The phrase psych rock has been misconstrued for a while now, where many bands that get called psych are far from actually being psych. For us, psych rock is the feeling that you’re being surrounded by mystical beings, the keys and the guitars are soaked in pedals that make you feel hazy and the vocals sound like they’re coming from a distanced place. On their debut album Living In Disguise out this Friday, Flower Graves embody those feelings and more. Without sounding dated, the four piece takes you into a place that’s far from your speakers, where all of the animals are as colorful as the sounds they create.
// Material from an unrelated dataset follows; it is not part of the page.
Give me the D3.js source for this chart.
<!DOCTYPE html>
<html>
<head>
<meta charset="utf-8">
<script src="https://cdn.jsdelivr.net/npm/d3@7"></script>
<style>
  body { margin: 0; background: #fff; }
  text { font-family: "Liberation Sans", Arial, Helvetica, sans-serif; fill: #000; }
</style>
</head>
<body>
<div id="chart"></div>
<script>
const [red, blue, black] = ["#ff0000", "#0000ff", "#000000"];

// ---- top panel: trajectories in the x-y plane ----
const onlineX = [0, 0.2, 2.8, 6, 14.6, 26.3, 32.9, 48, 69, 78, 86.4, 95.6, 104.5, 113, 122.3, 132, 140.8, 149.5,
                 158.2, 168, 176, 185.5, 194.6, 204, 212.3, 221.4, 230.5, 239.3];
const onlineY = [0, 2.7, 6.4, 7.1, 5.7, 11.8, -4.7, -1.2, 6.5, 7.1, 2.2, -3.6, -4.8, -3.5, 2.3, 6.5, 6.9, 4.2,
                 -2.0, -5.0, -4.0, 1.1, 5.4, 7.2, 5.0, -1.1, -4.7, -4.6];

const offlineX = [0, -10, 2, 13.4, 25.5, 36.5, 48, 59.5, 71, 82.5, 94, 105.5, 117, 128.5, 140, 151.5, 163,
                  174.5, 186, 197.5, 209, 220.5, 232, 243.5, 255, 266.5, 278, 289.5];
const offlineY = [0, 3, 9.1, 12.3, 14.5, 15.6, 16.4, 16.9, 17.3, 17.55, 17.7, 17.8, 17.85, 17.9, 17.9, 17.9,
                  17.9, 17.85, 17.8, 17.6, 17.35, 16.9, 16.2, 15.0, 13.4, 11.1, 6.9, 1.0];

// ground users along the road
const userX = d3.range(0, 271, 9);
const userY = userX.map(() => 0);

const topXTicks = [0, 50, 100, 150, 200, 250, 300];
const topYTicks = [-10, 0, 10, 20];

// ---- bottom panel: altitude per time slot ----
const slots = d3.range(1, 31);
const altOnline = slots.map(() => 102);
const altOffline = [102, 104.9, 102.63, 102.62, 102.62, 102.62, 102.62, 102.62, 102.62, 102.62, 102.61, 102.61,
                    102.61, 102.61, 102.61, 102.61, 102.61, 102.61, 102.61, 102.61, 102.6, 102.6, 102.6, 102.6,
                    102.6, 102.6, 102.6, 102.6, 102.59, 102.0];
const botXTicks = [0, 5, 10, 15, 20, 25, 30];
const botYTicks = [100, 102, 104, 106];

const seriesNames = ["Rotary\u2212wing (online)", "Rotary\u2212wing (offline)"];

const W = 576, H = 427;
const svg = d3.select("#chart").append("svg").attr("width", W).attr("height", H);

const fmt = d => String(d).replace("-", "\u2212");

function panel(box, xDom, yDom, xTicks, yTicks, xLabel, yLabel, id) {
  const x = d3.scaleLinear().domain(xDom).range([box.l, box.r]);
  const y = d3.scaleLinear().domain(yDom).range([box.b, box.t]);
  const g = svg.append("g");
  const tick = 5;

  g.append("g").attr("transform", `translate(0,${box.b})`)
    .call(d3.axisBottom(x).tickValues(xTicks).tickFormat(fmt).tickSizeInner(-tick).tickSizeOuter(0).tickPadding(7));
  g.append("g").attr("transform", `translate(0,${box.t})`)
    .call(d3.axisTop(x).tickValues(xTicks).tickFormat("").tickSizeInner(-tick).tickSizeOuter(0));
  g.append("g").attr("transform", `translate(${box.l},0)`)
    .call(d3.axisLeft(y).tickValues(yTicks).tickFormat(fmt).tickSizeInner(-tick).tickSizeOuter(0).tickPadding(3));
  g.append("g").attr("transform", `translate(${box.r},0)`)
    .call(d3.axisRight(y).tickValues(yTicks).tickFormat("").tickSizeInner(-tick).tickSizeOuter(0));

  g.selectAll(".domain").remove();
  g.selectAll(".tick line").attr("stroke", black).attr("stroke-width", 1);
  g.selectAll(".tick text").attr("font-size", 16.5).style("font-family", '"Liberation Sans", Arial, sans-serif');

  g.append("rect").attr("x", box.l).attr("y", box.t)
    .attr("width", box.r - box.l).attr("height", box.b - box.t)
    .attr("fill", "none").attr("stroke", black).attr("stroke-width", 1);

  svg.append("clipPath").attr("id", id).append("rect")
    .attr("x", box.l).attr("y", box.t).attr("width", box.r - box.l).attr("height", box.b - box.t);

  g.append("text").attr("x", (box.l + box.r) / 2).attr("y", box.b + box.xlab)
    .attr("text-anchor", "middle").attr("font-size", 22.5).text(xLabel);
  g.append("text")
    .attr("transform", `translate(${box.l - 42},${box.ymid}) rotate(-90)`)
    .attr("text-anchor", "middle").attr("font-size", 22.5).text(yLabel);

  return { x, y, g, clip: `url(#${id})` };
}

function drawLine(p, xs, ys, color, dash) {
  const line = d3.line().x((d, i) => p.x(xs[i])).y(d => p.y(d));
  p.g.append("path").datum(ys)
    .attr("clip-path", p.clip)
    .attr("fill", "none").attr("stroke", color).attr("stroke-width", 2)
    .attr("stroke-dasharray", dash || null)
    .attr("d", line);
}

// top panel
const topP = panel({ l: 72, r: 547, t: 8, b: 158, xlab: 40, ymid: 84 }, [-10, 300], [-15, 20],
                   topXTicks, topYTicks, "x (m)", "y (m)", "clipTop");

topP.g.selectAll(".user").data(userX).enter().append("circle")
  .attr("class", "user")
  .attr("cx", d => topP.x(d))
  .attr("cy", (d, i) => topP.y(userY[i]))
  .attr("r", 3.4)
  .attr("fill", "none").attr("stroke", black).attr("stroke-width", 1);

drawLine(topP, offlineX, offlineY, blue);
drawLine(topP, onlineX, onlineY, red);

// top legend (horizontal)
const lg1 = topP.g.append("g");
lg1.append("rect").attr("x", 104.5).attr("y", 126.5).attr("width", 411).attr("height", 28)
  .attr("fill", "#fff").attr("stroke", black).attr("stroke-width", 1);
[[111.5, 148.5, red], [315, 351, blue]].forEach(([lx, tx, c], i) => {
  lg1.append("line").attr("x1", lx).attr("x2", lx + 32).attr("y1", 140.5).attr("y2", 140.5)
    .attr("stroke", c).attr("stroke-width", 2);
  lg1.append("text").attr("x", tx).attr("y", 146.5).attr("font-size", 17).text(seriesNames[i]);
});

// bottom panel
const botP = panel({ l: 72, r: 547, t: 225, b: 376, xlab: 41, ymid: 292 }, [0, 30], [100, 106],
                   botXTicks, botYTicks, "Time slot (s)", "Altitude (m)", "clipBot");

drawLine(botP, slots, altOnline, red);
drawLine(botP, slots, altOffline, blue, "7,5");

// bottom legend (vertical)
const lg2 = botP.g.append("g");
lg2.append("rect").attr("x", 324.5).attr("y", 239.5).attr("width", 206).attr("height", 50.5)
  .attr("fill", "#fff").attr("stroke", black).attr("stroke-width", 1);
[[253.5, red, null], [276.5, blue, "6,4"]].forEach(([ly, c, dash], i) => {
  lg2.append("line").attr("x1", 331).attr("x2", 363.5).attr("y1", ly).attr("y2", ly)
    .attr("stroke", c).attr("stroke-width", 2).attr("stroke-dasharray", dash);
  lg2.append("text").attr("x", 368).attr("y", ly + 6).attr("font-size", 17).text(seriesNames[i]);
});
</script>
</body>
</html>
The key element to great psychedelic rock is tone. While tape delays and a Uni-Vibe pedal can make any mediocre band have the sound of a decent psych rock band, they’re nothing without great tones, which this album contains loads of. The opening track “Mystic Signs” sets the stage for what will be an experience far beyond where Hendrix took us on his debut album. The song has these traditional rock elements underneath a starry-eyed haze of multiple vocals, organ based melodies and tone soaked licks. The vocals coming through what sounds like a bullhorn don’t hurt, though it’s the tone of all these elements that makes the song stay with you. It’s a jam that stays on track, a rabbit hole where you can see the other side, but you really don’t want to climb out of either.
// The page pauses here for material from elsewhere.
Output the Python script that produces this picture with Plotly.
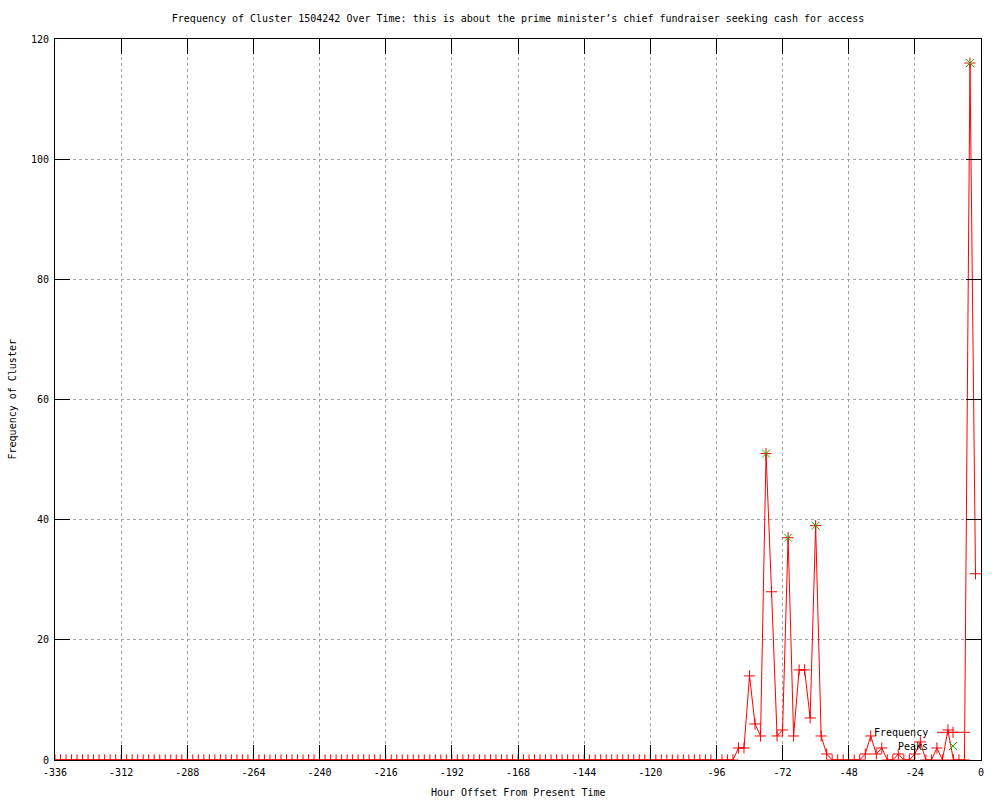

That’s essentially the way the rest of the album plays out here. The album’s title track “Living In Disguise” touches on moments that embody so much of what early British shoegaze was attempting to be. The pure rock nods shouldn’t be lost on anyone, though it’s more how that rock vibe intertwines with distanced vocals, doo wop elements in the backing vocals and a dance between the organ and the drums. The innocence in the tones of “Sea Of Clover” embody so much of a sound that doesn’t exist anymore without lifting anything from someone prior. And the brooding and almost tribal notes of “Night Byrd” should make anyone who hears the track get ready to meet the shaman for instructions on how to reach the other side.
But with all of that psychedelia, the album shines just as bright when it takes turns away from traditional psych rock to make the band stand out even further. The Samba touches of “La Playa” could exist on any Bossanova or Tropicalia record from fifty years ago or even from fifty days ago. Maybe it’s that Southern charm seeping through, maybe it’s a Latin influence that the band picked up from another place, or perhaps it’s that they’re on a different wavelength than everyone who took a stab at this genre before them. The biggest stand out of the record is “Plastic Orange” because it’s a psych track, but it’s also so much more than that. With a slower pacing, the tones are heavier, there’s a breathable mysticism to the song that hasn’t existed in psych rock since the genre started to rise again in the nineties. Whatever Flower Graves is drinking down in Texas, it’s something that every modern psych band could use a sip of.
Living In Disguise will be available to stream when it gets released Friday July 12, it can be pre-ordered digitally from all online music retailers or pre-ordered physically directly from Wallflower Records. Flower Graves will be appearing at Continental Club on July 12 in Houston, TX.